# spielekeys kaufen?



## Spone (25. Juni 2012)

ist es legal spiele keys zu kaufen?
ein freund hat mir einen ebay shop empfohlen wo er auch schon lange xbox points sowie goldabos kauft und die haben dort einige super angebote für spiele keys
Willkommen!

ist das ganze legal? weil die preise mancher spiele sind schon top
ich hab nämlich keine lust das auf einmal mein steam oder xbox account gesperrt wird


----------



## 10203040 (25. Juni 2012)

Ja ist legal. Schau halt immer ob der Shop ein Impressum hat und bei Ebay Verkäufer mit Top Bewertung ist man eig immer sicher habe einige PSN Codes gekauft.


----------



## Spone (25. Juni 2012)

ok danke codes für die xbox habe ich mir auch schon öfters bei ebay gekauft aber bei spielekeys war ich bisher immer vorsichtig


----------



## 10203040 (25. Juni 2012)

Bei jemand mit nur 50 Bewertungen würd ich halt nicht kaufen schon bei Top Rated Händlern oder bei seriösen Key shops im inet


----------



## Shona (25. Juni 2012)

10203040 schrieb:


> Ja ist legal. Schau halt immer ob der Shop ein Impressum hat und bei Ebay Verkäufer mit Top Bewertung ist man eig immer sicher habe einige PSN Codes gekauft.

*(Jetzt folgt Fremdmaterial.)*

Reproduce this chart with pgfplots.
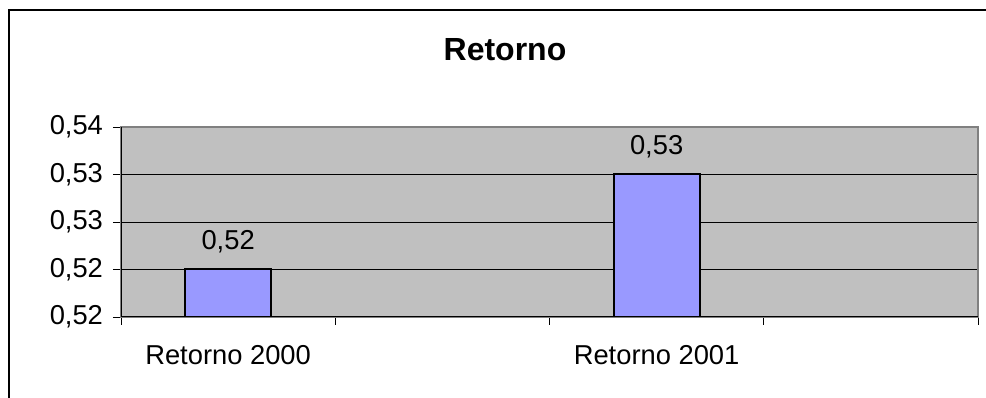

Keys zu kaufen ist eine Grauzone und es entscheidet am Ende Steam, GfWL, Origin & Ubisoft was sie machen. Wenn sie nicht direkt vom Publisher kommen sind sie auch nicht legal. Es gibt ungefähr nur 10% an Seiten die authorisierte Spielekeys verkaufen und bekommen diese auch direkt vom Publisher 

Authorisierte Steam Reseller Steam Users' Forums - View Single Post - List of legit digital distribtion plaforms that sell keys for Steam

Ebay Keys werden im übrigen zu 90% schneller gesperrt als andere Keys


----------



## 10203040 (25. Juni 2012)

Wie gesagt wenn du auf einer seriösen Seite einen Key kaufst ist alles legal und in Ordnung...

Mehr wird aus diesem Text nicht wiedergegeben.